[Begin EXERCISE MATERIAL]

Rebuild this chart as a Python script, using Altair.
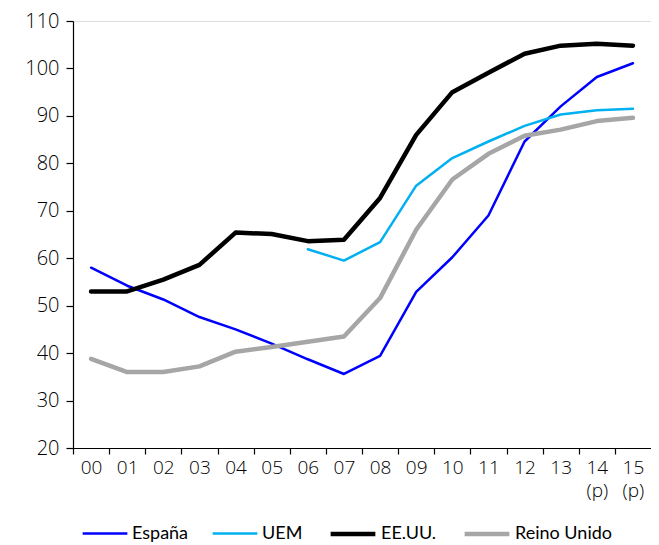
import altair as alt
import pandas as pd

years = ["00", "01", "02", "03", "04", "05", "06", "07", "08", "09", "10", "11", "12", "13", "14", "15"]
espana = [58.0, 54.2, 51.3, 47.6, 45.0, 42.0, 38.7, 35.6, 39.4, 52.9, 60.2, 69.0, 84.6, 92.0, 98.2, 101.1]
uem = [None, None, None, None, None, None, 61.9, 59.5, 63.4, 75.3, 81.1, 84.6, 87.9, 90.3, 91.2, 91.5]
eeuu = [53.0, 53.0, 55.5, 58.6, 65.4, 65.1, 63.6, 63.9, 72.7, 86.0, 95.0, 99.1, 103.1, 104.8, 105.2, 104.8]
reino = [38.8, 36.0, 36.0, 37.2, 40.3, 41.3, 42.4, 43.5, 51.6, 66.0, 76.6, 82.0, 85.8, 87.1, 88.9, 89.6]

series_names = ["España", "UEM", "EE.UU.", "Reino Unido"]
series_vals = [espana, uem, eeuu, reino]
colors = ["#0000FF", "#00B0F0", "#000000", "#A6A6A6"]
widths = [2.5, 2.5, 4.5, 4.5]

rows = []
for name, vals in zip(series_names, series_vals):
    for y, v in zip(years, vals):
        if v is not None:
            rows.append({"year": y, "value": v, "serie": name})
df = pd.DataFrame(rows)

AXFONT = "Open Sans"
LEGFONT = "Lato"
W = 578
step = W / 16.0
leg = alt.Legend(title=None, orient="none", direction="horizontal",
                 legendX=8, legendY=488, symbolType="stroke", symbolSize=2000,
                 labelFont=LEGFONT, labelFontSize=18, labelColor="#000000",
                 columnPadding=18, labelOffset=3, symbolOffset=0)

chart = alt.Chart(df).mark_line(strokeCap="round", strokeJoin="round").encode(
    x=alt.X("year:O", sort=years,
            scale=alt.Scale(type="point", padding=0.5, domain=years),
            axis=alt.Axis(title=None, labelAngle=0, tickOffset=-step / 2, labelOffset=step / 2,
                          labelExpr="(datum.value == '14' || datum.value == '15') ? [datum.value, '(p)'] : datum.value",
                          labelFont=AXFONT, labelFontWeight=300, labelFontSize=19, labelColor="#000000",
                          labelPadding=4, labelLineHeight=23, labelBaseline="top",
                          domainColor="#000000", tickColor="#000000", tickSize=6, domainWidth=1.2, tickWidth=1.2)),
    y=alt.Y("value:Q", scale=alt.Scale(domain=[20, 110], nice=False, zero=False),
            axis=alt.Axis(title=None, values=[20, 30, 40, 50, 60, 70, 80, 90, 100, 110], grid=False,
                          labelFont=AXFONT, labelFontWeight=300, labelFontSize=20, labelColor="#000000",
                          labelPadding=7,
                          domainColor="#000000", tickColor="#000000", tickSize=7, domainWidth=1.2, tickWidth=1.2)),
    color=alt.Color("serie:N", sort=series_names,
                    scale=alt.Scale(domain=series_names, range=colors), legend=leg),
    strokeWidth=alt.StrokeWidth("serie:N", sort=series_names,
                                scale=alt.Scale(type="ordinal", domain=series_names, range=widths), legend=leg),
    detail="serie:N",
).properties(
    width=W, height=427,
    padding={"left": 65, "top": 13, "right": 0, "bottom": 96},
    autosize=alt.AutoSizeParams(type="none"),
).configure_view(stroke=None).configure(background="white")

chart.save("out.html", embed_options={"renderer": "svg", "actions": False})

[End EXERCISE MATERIAL]
[Begin EXERCISE MATERIAL]

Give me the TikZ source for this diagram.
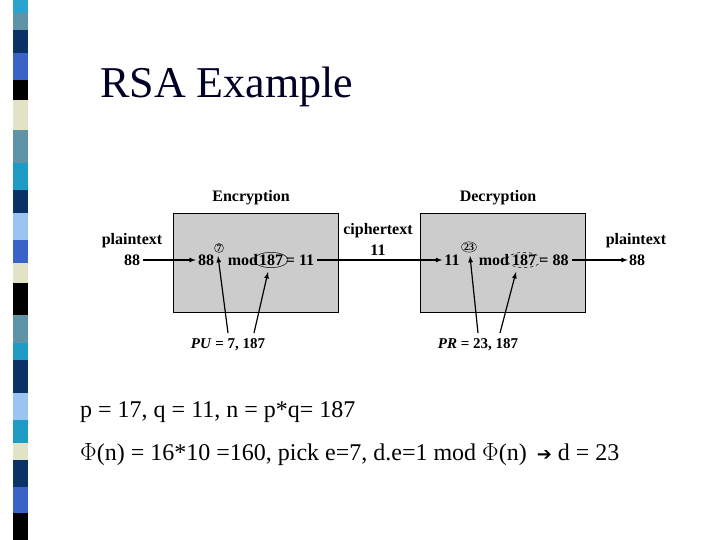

[End EXERCISE MATERIAL]

> _GIVEN REQUEST_
Nothing but the lines from the one with "Rebuild this chart" through the one with "df = pd.DataFrame(rows)" should be copied, word for word. Pictures are left out.

> _TASK RESULT_
Rebuild this chart as a Python script, using Altair.
import altair as alt
import pandas as pd

years = ["00", "01", "02", "03", "04", "05", "06", "07", "08", "09", "10", "11", "12", "13", "14", "15"]
espana = [58.0, 54.2, 51.3, 47.6, 45.0, 42.0, 38.7, 35.6, 39.4, 52.9, 60.2, 69.0, 84.6, 92.0, 98.2, 101.1]
uem = [None, None, None, None, None, None, 61.9, 59.5, 63.4, 75.3, 81.1, 84.6, 87.9, 90.3, 91.2, 91.5]
eeuu = [53.0, 53.0, 55.5, 58.6, 65.4, 65.1, 63.6, 63.9, 72.7, 86.0, 95.0, 99.1, 103.1, 104.8, 105.2, 104.8]
reino = [38.8, 36.0, 36.0, 37.2, 40.3, 41.3, 42.4, 43.5, 51.6, 66.0, 76.6, 82.0, 85.8, 87.1, 88.9, 89.6]

series_names = ["España", "UEM", "EE.UU.", "Reino Unido"]
series_vals = [espana, uem, eeuu, reino]
colors = ["#0000FF", "#00B0F0", "#000000", "#A6A6A6"]
widths = [2.5, 2.5, 4.5, 4.5]

rows = []
for name, vals in zip(series_names, series_vals):
    for y, v in zip(years, vals):
        if v is not None:
            rows.append({"year": y, "value": v, "serie": name})
df = pd.DataFrame(rows)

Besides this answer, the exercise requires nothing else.